No que toca aos ataques mais recentes às instituições, nos últimos dias destacou-se o relatório apresentado pela campanha de Bolsonaro sobre rádios nordestinas, que “pode incitar uma radicalização neste período final”, salienta Costa. Dando mais uma justificação para o Presidente recusar os resultados eleitorais.
De facto, as rádios continuam a ser influentes no Brasil, sobretudo entre “a população mais velha, que é também o eleitorado do Bolsonaro”, explica a investigadora. “Os mais velhos ouvem mesmo como meio de informação, não é como a gente que ouve aqui e ali, no carro”.
Contudo, o relatório tem sido descredibilizado pelo TSE e pela imprensa brasileira, até por só se basear nos dados da Audiency, uma empresa de monitorização de rádios que só apanha streaming na internet. Sendo que, por lei, “anúncios e o horário eleitoral são obrigatórios apenas nas transmissões de rádio, não na reprodução em streaming na internet”, explicava a G1. Já os advogados da campanha de Bolsonaro explicaram que só apresentaram provas tão incompletas por terem apresentado a queixa “em regime de urgência”, avançou a Veja.
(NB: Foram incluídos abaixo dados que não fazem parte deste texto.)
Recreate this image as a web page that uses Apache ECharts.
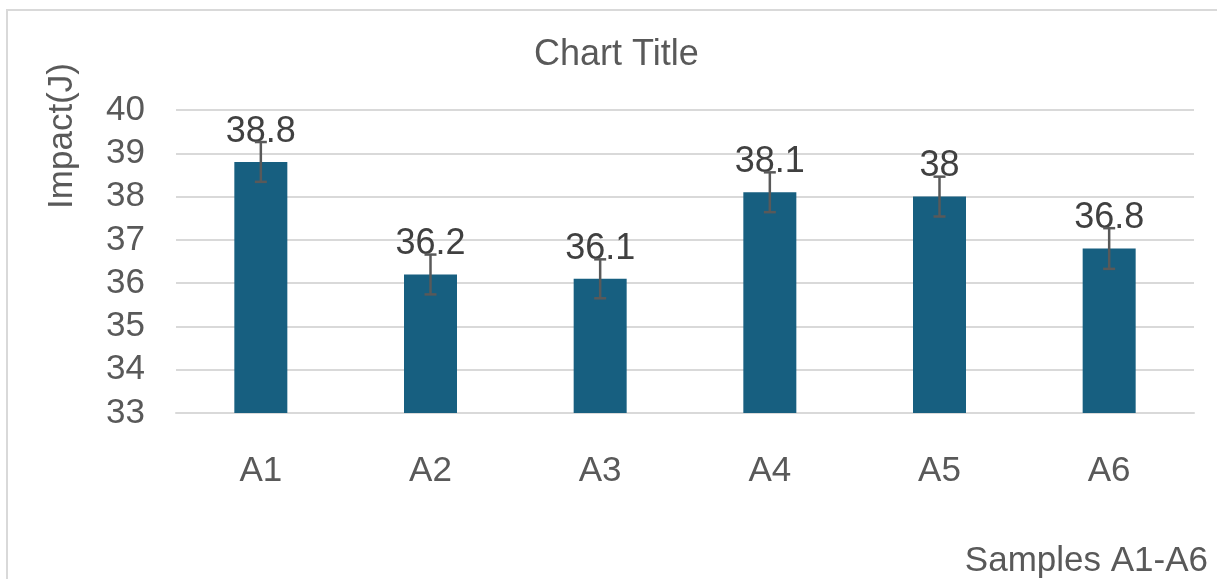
<!DOCTYPE html>
<html lang="en">
<head>
    <meta charset="utf-8">
    <script src="https://cdn.jsdelivr.net/npm/echarts@6/dist/echarts.min.js"></script>
    <title>Chart Title</title>
    <style>
        html, body { margin: 0; padding: 0; background: #fff; }
        #container { width: 1217px; height: 579px; }
    </style>
</head>
<body>
<div id="container"></div>
<script type="text/javascript">
    // data
    const categories = ['A1', 'A2', 'A3', 'A4', 'A5', 'A6'];
    const impact = [38.8, 36.2, 36.1, 38.1, 38, 36.8];
    const errors = [0.46, 0.46, 0.45, 0.46, 0.46, 0.47];

    const font = '"Liberation Sans", Arial, sans-serif';
    const grey = '#595959';

    const myChart = echarts.init(document.getElementById('container'), null, {renderer: 'canvas'});

    const errData = categories.map((c, i) => [i, impact[i] - errors[i], impact[i] + errors[i]]);

    const option = {
        animation: false,
        title: {
            text: 'Chart Title',
            left: 529,
            top: 32,
            textStyle: {fontFamily: font, fontSize: 36, fontWeight: 'normal', color: grey}
        },
        grid: {left: 176, right: 23, top: 110, bottom: 166},
        xAxis: {
            type: 'category',
            data: categories,
            axisLine: {lineStyle: {color: '#d9d9d9', width: 2}},
            axisTick: {show: false},
            axisLabel: {margin: 41, fontFamily: font, fontSize: 35, color: grey}
        },
        yAxis: {
            type: 'value',
            min: 33,
            max: 40,
            interval: 1,
            axisLine: {show: false},
            axisTick: {show: false},
            axisLabel: {margin: 31, fontFamily: font, fontSize: 35, color: grey},
            splitLine: {lineStyle: {color: '#d9d9d9', width: 2}}
        },
        graphic: [
            {
                type: 'rect',
                shape: {x: 7, y: 10, width: 1400, height: 800},
                style: {fill: 'none', stroke: '#d9d9d9', lineWidth: 2},
                silent: true
            },
            {
                type: 'text',
                x: 62,
                y: 136,
                rotation: Math.PI / 2,
                style: {
                    text: 'Impact(J)', fontFamily: font, fontSize: 35, fill: grey,
                    align: 'center', verticalAlign: 'middle'
                }
            },
            {
                type: 'text',
                x: 1208,
                y: 561,
                style: {
                    text: 'Samples A1-A6', fontFamily: font, fontSize: 35, fill: grey,
                    align: 'right', verticalAlign: 'middle'
                }
            }
        ],
        series: [
            {
                type: 'bar',
                data: impact,
                barWidth: 53,
                itemStyle: {color: '#175f80'},
                label: {
                    show: true,
                    position: 'top',
                    distance: 12,
                    fontFamily: font,
                    fontSize: 36,
                    color: '#404040'
                },
                z: 2
            },
            {
                type: 'custom',
                data: errData,
                z: 5,
                renderItem: function (params, api) {
                    const x = api.value(0);
                    const lo = api.coord([x, api.value(1)]);
                    const hi = api.coord([x, api.value(2)]);
                    const half = 6;
                    const style = {stroke: grey, lineWidth: 2.5};
                    return {
                        type: 'group',
                        children: [
                            {type: 'line', shape: {x1: lo[0], y1: lo[1], x2: hi[0], y2: hi[1]}, style},
                            {type: 'line', shape: {x1: hi[0] - half, y1: hi[1], x2: hi[0] + half, y2: hi[1]}, style},
                            {type: 'line', shape: {x1: lo[0] - half, y1: lo[1], x2: lo[0] + half, y2: lo[1]}, style}
                        ]
                    };
                }
            }
        ]
    };

    myChart.setOption(option);
    window.onresize = function () {
        myChart.resize();
    };
</script>
</body>
</html>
Vários comentadores notaram que o relatório sobre o alegado boicote a Bolsonaro no nordeste surgiu dois dias após a detenção de Jefferson, que arriscava minar a narrativa bolsonarista de que são a favor da proteção da polícia. Já Lula troçou disso, notando que o seu adversário está “um pouco desesperado”. Contudo, o certo é que está tudo em aberto para este domingo, sendo a margem do petista tão curta, só com 53,2% das intenções de voto, segundo a Atlas Intel. E é difícil esquecer o falhanço atroz dos institutos de sondagens durante a primeira volta, subestimando a votação do Presidente brasileiro.